Oosthoek encyclopedie

Oosthoek's Uitgevers Mij. N.V (1916-1925)

Gepubliceerd op 10-01-2019

Mackay (mr. aeneas, baron)

betekenis & definitie

Mackay (Mr. Aeneas, baron), Nederlandsch staatsman, geb. 1839 te Nijmegen, overl. in Den Haag 1909, studeerde te Utrecht, begon in 1865 zijn rechterlijke loopbaan als substituut-griffier te Arnhem, werd in'68 substituutofficier van justitutie te Zutphen en was van 1873—88 rechter aldaar, welk ambt hij noode vaarwel zei, om als Minister van Binnenl. Zaken op te treden. In 1875 nam hij zitting in de Tweede Kamer, waar hij, overtuigd Calvinist, zich deed kennen als een voorstander van het Christelijk Onderwijs en van kieswet herziening.
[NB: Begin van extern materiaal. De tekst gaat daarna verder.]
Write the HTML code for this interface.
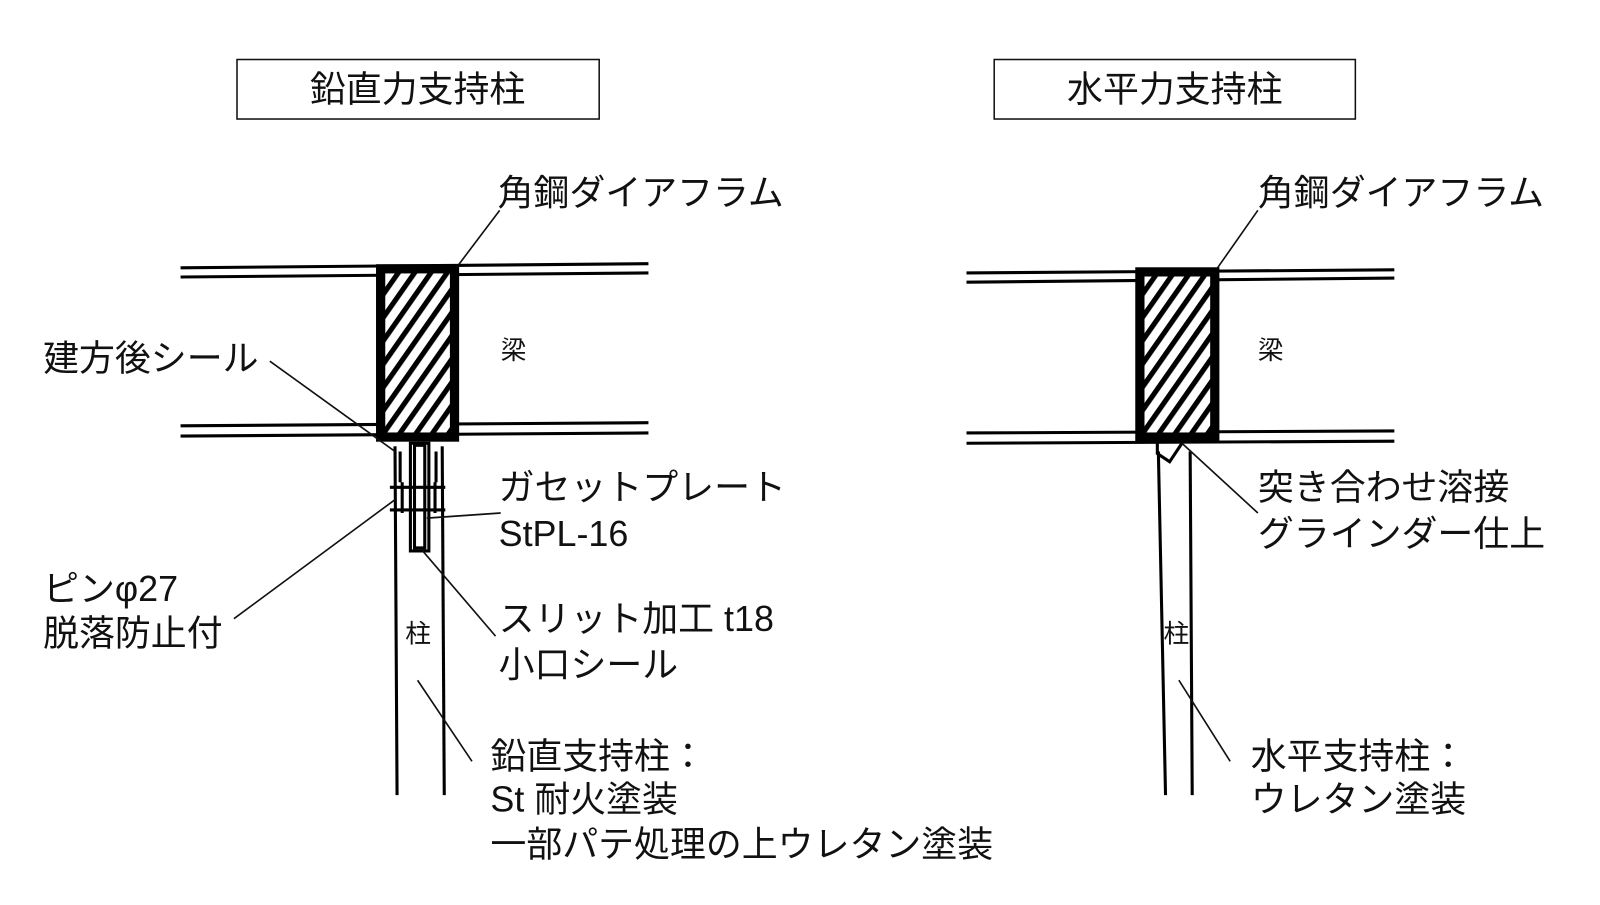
<!DOCTYPE html>
<html><head><meta charset="utf-8"><style>
body{margin:0;background:#fff}
svg text{font-family:"Liberation Sans","Noto Sans CJK JP",sans-serif;font-size:35px;fill:#111}
</style></head><body>
<svg width="1600" height="900" viewBox="0 0 1600 900" xmlns="http://www.w3.org/2000/svg">
<defs>
<pattern id="h" width="13" height="13" patternUnits="userSpaceOnUse" patternTransform="rotate(35)">
<rect width="13" height="13" fill="#fff"/><rect width="5" height="13" fill="#000"/>
</pattern>
</defs>
<g transform="scale(1.026)">
<g fill="none" stroke="#111" stroke-width="1.5">
<rect x="231" y="58" width="353" height="58"/>
</g>
<text x="407" y="99" text-anchor="middle">鉛直力支持柱</text>

<!-- LEFT -->
<g stroke="#000" fill="none" stroke-width="3">
<line x1="176" y1="261" x2="632" y2="257"/>
<line x1="176" y1="270" x2="632" y2="266"/>
<line x1="176" y1="415" x2="632" y2="412"/>
<line x1="176" y1="425" x2="632" y2="422"/>
</g>
<rect x="371" y="262" width="72" height="164" fill="url(#h)" stroke="#000" stroke-width="9"/>
<g stroke="#000" fill="none" stroke-width="3">
<line x1="385" y1="435" x2="387" y2="775"/>
<line x1="431" y1="435" x2="433" y2="775"/>
<path d="M390 440 V470 M425 440 V470 M392 470 V500 M424 470 V500"/>
<line x1="380" y1="475" x2="434" y2="475"/>
<line x1="380" y1="497" x2="434" y2="497"/>
<rect x="404" y="434" width="10" height="100"/>
<rect x="400" y="432" width="18" height="105"/>
</g>
<g stroke="#111" stroke-width="1.6" fill="none">
<line x1="487" y1="205" x2="447" y2="258"/>
<line x1="263" y1="352" x2="385" y2="440"/>
<line x1="488" y1="500" x2="416" y2="505"/>
<line x1="228" y1="603" x2="385" y2="487"/>
<line x1="483" y1="620" x2="412" y2="537"/>
<line x1="460" y1="742" x2="407" y2="663"/>
</g>
<text x="485" y="200">角鋼ダイアフラム</text>
<text x="488" y="350" style="font-size:25px">梁</text>
<text x="42" y="361">建方後シール</text>
<text x="486" y="487">ガセットプレート</text>
<text x="486" y="532">StPL-16</text>
<text x="42" y="586">ピンφ27</text>
<text x="42" y="629">脱落防止付</text>
<text x="395" y="626" style="font-size:25px">柱</text>
<text x="486" y="615">スリット加工 t18</text>
<text x="486" y="660">小口シール</text>
<text x="478" y="749">鉛直支持柱：</text>
<text x="478" y="791">St 耐火塗装</text>
<text x="478" y="835">一部パテ処理の上ウレタン塗装</text>

<!-- RIGHT -->
<g transform="translate(-6,0)">
<rect x="975" y="58" width="352" height="58" fill="none" stroke="#111" stroke-width="1.5"/>
<text x="1151" y="99" text-anchor="middle">水平力支持柱</text>
<g stroke="#000" fill="none" stroke-width="3">
<line x1="948" y1="266" x2="1365" y2="263"/>
<line x1="948" y1="275" x2="1365" y2="271"/>
<line x1="948" y1="422" x2="1365" y2="420"/>
<line x1="948" y1="432" x2="1365" y2="430"/>
</g>
<rect x="1117" y="265" width="73" height="161" fill="url(#h)" stroke="#000" stroke-width="9"/>
<g stroke="#000" fill="none" stroke-width="3">
<path d="M1134 430 V442 L1146 450 L1158 432"/>
<line x1="1135" y1="440" x2="1142" y2="775"/>
<line x1="1166" y1="440" x2="1168" y2="775"/>
</g>
<g stroke="#111" stroke-width="1.6" fill="none">
<line x1="1232" y1="205" x2="1192" y2="262"/>
<line x1="1232" y1="500" x2="1158" y2="432"/>
<line x1="1205" y1="742" x2="1155" y2="663"/>
</g>
<text x="1232" y="200">角鋼ダイアフラム</text>
<text x="1232" y="350" style="font-size:25px">梁</text>
<text x="1232" y="487">突き合わせ溶接</text>
<text x="1232" y="532">グラインダー仕上</text>
<text x="1140" y="626" style="font-size:25px">柱</text>
<text x="1225" y="749">水平支持柱：</text>
<text x="1225" y="791">ウレタン塗装</text>
</g>
</g>
</svg>
</body></html>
Als Minister bracht hij de Schoolwet van 1889 tot stand, en om de invoering hiervan te bevorderen, nam hij bij den val van Keuchenius diens portefeuille van Koloniën over, en gaf de zijne aan Savornin Lohman over. Na het heengaan van zijn Ministerie werd hij opnieuw in de Tweede Kamer gekozen (1892), waar hij van 1901—05 den voorzitterszetel innam en om zijn onpartijdige, bezadigde leiding geacht werd. Baron M., in 1891 tot Minister van Staat benoemd, werd in 1907 lid van den Raad van State.